====== SOURCE MATERIAL ======
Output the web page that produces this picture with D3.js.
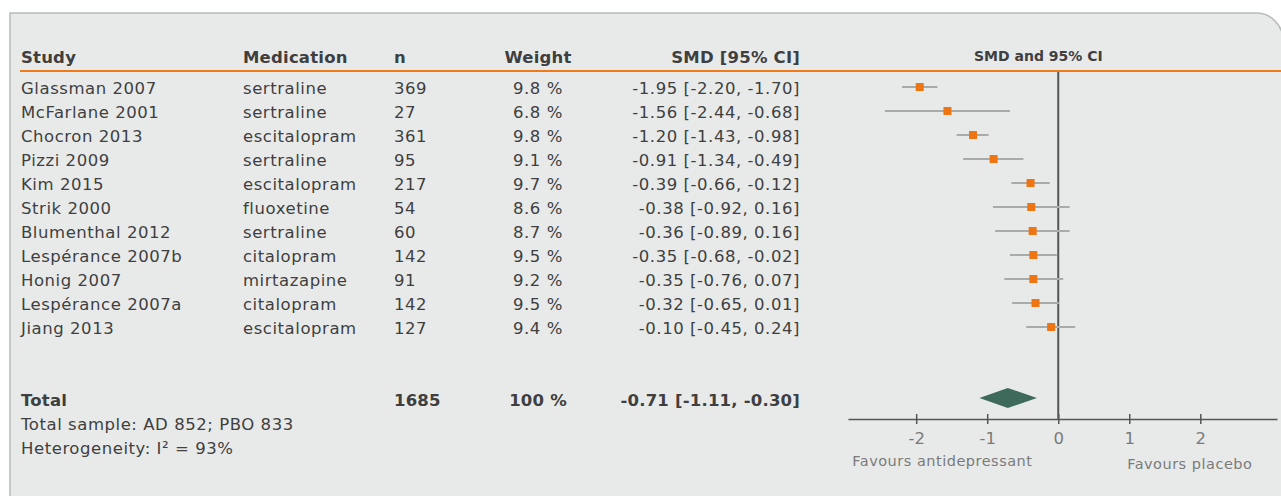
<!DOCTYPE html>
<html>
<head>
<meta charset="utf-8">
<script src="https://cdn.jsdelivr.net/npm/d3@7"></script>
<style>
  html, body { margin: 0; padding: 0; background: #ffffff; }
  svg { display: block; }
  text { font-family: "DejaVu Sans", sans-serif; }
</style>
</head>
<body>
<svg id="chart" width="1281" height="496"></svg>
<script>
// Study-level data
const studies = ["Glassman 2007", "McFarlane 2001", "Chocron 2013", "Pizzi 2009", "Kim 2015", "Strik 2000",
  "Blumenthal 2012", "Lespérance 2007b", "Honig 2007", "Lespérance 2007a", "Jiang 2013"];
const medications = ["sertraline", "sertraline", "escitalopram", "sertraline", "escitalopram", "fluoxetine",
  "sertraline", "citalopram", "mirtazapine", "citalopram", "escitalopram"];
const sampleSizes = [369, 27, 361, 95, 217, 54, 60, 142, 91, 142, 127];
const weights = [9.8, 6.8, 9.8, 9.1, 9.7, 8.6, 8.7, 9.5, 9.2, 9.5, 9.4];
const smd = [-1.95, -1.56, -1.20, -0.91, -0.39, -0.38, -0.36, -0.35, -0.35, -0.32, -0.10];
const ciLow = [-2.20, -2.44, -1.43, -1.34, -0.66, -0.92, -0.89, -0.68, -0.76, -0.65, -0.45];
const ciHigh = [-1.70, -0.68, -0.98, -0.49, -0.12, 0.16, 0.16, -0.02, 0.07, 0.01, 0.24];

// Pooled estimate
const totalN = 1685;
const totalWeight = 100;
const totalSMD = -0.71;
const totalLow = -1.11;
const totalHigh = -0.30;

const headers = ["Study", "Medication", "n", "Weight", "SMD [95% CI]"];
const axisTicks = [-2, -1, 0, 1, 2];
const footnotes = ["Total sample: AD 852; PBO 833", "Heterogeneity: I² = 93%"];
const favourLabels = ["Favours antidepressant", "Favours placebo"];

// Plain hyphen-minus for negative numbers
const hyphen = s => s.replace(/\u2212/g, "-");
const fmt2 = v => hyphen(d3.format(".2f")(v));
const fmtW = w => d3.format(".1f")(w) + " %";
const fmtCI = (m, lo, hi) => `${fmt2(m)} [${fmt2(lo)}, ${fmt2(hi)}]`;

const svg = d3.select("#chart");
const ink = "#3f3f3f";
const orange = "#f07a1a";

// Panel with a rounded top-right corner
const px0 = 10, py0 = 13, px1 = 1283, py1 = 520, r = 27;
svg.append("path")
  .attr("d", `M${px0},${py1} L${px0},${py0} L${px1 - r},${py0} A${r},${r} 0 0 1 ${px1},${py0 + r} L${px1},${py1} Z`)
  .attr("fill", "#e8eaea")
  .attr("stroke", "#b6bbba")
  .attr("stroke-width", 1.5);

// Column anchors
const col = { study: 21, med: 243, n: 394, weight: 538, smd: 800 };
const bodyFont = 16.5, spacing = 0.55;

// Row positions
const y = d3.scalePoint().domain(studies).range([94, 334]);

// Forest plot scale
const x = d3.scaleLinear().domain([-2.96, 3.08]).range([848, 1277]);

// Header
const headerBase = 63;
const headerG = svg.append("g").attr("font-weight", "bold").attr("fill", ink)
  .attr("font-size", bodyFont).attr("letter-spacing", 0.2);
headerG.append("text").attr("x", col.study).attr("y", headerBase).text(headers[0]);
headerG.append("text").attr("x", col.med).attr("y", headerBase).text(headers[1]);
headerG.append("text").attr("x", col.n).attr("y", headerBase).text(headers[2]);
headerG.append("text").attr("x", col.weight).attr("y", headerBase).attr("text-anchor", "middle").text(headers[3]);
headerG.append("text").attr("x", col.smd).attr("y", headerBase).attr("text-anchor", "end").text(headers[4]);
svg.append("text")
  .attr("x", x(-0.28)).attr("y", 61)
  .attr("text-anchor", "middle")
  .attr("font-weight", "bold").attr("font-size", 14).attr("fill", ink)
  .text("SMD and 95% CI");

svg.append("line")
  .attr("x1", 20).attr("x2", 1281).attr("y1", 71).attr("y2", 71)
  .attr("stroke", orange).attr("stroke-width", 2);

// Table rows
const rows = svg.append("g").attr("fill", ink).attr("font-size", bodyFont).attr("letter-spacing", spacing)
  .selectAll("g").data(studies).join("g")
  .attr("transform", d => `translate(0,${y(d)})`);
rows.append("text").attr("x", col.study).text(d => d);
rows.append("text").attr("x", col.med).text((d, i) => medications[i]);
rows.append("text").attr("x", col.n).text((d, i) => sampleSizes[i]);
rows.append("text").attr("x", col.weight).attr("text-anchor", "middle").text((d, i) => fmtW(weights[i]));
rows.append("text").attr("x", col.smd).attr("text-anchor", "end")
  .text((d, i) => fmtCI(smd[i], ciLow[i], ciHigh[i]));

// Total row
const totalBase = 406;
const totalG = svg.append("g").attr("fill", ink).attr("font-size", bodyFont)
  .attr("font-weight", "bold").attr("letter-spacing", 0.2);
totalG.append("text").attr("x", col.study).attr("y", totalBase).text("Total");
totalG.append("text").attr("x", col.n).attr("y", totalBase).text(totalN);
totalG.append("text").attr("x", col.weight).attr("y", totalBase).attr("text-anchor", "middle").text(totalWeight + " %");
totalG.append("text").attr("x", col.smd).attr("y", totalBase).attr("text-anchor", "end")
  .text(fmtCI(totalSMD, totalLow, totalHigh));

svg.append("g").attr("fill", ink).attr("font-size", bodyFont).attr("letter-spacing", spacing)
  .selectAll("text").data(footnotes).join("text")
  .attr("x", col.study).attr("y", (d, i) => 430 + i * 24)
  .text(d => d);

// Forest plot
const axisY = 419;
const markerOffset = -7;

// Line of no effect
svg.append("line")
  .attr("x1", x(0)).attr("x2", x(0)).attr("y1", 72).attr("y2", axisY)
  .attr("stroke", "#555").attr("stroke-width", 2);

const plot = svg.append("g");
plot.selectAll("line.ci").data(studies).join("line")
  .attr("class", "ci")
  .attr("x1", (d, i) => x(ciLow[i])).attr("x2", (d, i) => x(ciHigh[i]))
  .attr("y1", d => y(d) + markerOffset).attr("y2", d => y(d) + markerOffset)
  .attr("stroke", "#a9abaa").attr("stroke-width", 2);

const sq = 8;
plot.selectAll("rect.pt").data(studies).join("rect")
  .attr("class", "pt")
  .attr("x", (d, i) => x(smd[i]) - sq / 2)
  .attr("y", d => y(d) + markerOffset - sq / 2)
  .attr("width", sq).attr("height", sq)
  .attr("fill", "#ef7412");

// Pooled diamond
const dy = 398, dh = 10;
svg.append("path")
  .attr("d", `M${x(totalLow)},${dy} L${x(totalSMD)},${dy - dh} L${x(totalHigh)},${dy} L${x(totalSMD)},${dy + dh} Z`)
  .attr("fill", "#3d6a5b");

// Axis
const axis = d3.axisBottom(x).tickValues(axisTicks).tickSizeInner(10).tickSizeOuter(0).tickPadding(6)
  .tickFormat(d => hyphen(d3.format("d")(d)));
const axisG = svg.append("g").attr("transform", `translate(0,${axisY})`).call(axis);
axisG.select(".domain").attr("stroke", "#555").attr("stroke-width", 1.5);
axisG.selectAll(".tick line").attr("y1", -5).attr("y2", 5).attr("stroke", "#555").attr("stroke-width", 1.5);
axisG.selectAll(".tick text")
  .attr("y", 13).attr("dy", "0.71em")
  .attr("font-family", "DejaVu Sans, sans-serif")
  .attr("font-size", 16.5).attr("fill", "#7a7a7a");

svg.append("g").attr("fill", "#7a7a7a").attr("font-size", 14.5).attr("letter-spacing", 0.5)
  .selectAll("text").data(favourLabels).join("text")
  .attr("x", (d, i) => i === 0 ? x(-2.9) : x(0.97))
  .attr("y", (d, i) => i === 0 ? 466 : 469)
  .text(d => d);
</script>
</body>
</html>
======
#### WHAT IS NEEDED:
Quote, please, every line of the material above from its start through the line that has "const totalHigh = -0.30;", reproducing the words exactly and dropping any images.

#### EXERCISE OUTPUT:
Output the web page that produces this picture with D3.js.
<!DOCTYPE html>
<html>
<head>
<meta charset="utf-8">
<script src="https://cdn.jsdelivr.net/npm/d3@7"></script>
<style>
  html, body { margin: 0; padding: 0; background: #ffffff; }
  svg { display: block; }
  text { font-family: "DejaVu Sans", sans-serif; }
</style>
</head>
<body>
<svg id="chart" width="1281" height="496"></svg>
<script>
// Study-level data
const studies = ["Glassman 2007", "McFarlane 2001", "Chocron 2013", "Pizzi 2009", "Kim 2015", "Strik 2000",
  "Blumenthal 2012", "Lespérance 2007b", "Honig 2007", "Lespérance 2007a", "Jiang 2013"];
const medications = ["sertraline", "sertraline", "escitalopram", "sertraline", "escitalopram", "fluoxetine",
  "sertraline", "citalopram", "mirtazapine", "citalopram", "escitalopram"];
const sampleSizes = [369, 27, 361, 95, 217, 54, 60, 142, 91, 142, 127];
const weights = [9.8, 6.8, 9.8, 9.1, 9.7, 8.6, 8.7, 9.5, 9.2, 9.5, 9.4];
const smd = [-1.95, -1.56, -1.20, -0.91, -0.39, -0.38, -0.36, -0.35, -0.35, -0.32, -0.10];
const ciLow = [-2.20, -2.44, -1.43, -1.34, -0.66, -0.92, -0.89, -0.68, -0.76, -0.65, -0.45];
const ciHigh = [-1.70, -0.68, -0.98, -0.49, -0.12, 0.16, 0.16, -0.02, 0.07, 0.01, 0.24];

// Pooled estimate
const totalN = 1685;
const totalWeight = 100;
const totalSMD = -0.71;
const totalLow = -1.11;
const totalHigh = -0.30;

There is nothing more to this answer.